Records with drawing code ▸

►

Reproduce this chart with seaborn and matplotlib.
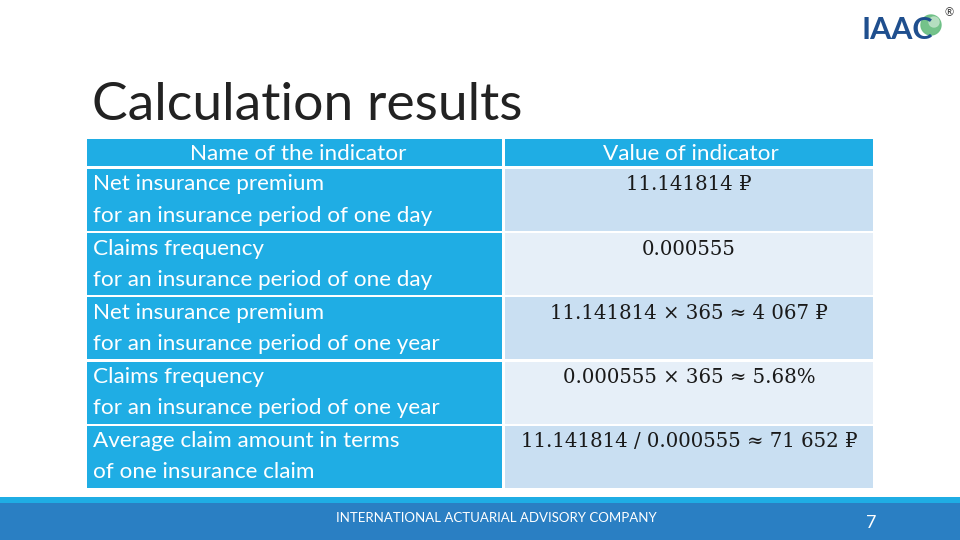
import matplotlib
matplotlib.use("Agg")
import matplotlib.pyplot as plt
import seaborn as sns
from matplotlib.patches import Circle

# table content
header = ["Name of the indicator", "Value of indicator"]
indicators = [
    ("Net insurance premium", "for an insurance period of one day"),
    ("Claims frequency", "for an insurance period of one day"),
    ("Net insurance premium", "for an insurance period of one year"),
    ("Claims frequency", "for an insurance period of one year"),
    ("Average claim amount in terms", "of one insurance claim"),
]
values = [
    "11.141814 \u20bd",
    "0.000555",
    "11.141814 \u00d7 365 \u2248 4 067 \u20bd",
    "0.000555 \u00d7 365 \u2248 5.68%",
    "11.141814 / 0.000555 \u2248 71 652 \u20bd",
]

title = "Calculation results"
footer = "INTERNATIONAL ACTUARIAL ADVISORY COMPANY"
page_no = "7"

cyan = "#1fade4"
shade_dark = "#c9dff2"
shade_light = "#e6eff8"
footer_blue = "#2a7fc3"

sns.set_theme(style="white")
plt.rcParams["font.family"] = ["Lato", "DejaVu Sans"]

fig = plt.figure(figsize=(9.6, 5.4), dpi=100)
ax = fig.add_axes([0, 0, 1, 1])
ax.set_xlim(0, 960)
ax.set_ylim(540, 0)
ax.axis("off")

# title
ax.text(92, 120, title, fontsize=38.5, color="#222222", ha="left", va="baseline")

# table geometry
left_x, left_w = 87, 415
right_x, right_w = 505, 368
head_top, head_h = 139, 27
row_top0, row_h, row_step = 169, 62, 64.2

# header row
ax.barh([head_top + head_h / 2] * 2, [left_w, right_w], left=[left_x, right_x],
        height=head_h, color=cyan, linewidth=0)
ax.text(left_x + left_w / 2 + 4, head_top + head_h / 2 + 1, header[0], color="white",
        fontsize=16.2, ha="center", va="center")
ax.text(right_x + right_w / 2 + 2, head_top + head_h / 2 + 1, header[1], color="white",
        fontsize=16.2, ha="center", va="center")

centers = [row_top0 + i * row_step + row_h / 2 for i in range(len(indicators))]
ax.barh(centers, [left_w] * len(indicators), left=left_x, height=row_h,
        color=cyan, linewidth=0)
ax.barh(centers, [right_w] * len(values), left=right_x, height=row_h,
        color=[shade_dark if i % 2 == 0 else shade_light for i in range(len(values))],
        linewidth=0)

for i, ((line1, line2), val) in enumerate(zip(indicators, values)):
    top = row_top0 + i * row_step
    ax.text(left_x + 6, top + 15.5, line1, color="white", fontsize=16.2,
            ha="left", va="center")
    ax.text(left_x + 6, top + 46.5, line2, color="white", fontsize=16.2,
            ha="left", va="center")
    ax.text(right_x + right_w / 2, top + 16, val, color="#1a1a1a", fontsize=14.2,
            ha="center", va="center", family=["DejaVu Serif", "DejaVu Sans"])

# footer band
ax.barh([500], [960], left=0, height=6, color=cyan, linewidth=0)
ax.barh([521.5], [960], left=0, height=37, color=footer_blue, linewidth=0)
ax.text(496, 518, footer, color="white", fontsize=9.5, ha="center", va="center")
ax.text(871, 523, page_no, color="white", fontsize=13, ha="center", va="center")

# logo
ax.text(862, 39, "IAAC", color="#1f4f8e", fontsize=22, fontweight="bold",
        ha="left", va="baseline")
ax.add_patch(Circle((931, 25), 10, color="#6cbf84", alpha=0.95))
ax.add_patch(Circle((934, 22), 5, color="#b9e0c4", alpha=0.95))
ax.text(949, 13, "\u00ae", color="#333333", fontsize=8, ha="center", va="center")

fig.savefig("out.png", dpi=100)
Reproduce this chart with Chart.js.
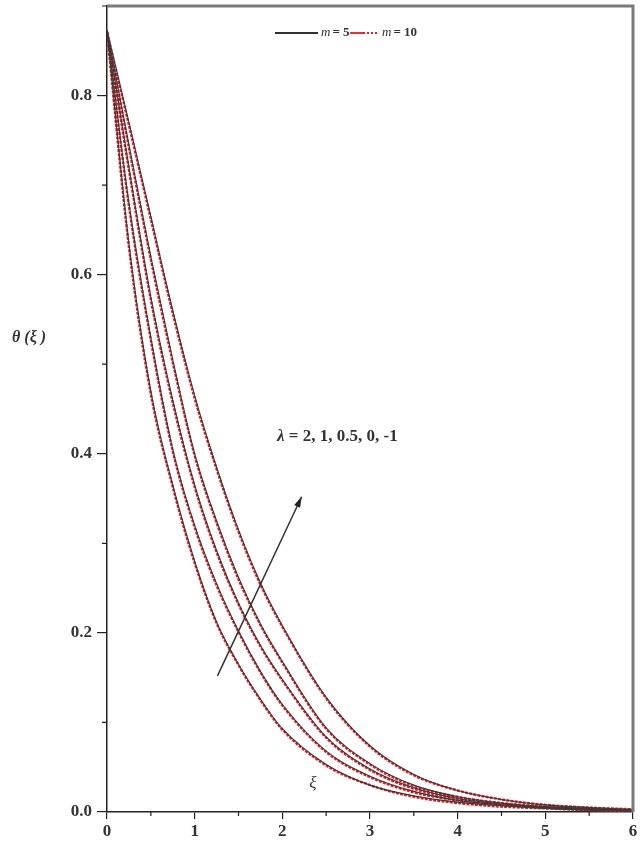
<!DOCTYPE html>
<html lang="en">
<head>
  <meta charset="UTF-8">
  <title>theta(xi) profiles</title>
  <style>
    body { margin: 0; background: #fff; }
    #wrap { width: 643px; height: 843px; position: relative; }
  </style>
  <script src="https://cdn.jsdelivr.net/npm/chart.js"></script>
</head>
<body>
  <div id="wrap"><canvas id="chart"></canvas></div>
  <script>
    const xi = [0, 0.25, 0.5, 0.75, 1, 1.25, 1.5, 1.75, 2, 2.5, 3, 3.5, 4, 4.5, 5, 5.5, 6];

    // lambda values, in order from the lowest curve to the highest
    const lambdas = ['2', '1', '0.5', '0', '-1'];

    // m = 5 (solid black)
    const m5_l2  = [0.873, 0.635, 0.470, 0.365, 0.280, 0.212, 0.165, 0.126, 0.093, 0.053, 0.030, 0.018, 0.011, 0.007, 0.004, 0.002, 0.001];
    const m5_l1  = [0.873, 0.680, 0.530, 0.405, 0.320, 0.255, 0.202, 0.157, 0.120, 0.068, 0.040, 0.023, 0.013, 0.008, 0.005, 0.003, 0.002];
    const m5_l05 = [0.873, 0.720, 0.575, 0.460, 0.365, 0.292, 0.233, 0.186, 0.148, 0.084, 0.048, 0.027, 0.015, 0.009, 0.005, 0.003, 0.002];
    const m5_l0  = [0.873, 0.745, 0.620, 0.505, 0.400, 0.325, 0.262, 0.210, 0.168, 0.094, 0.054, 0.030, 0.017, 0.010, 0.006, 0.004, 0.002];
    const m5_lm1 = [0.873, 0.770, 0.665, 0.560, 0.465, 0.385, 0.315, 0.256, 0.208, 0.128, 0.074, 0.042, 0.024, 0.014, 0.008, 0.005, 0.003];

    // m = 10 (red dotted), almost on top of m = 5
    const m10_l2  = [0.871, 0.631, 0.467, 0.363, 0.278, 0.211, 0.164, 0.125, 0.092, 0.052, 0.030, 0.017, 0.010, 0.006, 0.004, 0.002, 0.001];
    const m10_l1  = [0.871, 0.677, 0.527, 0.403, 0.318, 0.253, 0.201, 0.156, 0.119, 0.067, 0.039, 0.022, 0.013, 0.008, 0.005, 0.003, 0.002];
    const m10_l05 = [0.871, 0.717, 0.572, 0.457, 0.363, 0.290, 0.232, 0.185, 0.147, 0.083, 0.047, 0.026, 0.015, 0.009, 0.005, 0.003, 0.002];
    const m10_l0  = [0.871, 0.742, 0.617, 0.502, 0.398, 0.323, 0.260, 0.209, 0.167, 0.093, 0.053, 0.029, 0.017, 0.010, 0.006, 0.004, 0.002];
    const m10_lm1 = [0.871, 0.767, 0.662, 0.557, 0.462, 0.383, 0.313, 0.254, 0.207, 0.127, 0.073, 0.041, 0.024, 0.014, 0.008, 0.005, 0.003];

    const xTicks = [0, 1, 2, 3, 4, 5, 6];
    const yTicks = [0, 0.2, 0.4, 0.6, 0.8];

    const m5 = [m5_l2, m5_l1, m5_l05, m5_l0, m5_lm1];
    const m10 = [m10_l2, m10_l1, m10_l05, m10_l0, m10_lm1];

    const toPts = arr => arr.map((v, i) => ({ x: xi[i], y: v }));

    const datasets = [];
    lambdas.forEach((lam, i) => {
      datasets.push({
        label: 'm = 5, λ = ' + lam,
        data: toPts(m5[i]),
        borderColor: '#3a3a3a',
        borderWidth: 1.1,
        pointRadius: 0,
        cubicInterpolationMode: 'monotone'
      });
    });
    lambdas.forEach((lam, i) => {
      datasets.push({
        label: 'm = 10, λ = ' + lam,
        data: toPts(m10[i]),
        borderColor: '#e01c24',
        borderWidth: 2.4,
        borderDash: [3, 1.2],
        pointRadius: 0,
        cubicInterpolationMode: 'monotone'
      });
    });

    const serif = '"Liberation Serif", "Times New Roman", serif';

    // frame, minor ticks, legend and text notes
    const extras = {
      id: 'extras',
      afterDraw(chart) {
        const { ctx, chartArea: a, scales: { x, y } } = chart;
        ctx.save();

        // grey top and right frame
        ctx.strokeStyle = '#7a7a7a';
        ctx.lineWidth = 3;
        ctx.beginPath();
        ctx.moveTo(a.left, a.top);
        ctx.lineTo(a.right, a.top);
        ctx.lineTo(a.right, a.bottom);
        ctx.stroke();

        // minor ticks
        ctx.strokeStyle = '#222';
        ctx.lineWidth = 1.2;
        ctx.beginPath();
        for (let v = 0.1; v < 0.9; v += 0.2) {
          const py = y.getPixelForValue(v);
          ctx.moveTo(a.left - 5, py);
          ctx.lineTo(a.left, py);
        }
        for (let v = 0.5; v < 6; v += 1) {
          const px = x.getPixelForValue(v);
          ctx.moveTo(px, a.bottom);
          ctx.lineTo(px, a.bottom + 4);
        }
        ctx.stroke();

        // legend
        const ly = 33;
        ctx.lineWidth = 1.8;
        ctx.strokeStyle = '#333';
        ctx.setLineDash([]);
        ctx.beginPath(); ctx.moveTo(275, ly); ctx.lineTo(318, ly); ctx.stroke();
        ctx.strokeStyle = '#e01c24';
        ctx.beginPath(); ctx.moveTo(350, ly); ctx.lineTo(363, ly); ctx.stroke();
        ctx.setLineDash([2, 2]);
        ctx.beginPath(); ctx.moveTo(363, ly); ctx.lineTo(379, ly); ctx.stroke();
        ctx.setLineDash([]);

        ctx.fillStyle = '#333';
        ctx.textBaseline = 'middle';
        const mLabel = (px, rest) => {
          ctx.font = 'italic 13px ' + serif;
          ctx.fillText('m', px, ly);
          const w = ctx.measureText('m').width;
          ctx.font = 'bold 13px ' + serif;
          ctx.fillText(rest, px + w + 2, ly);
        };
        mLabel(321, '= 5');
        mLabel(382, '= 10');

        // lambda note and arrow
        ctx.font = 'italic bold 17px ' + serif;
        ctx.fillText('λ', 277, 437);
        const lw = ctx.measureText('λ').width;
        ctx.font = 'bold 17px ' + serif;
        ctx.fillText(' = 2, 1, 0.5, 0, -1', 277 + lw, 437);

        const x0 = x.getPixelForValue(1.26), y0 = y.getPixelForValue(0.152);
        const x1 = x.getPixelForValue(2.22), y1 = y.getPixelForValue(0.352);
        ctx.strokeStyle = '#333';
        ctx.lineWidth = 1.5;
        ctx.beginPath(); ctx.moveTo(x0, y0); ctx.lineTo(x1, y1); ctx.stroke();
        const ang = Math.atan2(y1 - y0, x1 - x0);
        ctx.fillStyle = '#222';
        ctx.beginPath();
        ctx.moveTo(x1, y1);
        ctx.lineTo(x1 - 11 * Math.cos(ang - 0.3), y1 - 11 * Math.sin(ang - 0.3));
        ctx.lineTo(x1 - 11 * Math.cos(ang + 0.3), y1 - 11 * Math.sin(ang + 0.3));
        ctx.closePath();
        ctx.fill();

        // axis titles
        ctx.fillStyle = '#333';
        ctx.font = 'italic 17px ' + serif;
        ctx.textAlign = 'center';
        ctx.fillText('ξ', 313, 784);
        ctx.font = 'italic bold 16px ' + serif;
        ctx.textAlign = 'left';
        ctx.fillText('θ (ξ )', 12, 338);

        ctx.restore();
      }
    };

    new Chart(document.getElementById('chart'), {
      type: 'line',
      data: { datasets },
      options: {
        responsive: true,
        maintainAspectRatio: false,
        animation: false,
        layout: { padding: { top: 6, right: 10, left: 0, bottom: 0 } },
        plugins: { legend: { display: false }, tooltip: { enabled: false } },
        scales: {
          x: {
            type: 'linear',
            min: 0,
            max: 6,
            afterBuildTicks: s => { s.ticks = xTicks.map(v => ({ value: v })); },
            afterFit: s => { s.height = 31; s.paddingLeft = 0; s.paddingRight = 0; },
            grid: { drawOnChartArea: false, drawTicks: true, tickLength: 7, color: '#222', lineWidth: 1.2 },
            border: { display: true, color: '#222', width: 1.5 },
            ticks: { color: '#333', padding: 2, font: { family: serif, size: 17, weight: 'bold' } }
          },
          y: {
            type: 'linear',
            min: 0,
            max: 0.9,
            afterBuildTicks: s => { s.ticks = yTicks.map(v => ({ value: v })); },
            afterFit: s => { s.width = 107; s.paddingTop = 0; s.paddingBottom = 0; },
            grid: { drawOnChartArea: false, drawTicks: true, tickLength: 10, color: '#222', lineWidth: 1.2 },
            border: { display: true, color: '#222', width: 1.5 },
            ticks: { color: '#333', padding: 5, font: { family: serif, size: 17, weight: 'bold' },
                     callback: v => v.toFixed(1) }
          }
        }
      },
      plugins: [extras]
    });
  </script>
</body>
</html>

◄

STATED TASK ▸
Set down word for word the lines from the first entry through the line with "from matplotlib.patches import Circle", both included, omitting pictures.

OUTPUT ▸
Reproduce this chart with seaborn and matplotlib.
import matplotlib
matplotlib.use("Agg")
import matplotlib.pyplot as plt
import seaborn as sns
from matplotlib.patches import Circle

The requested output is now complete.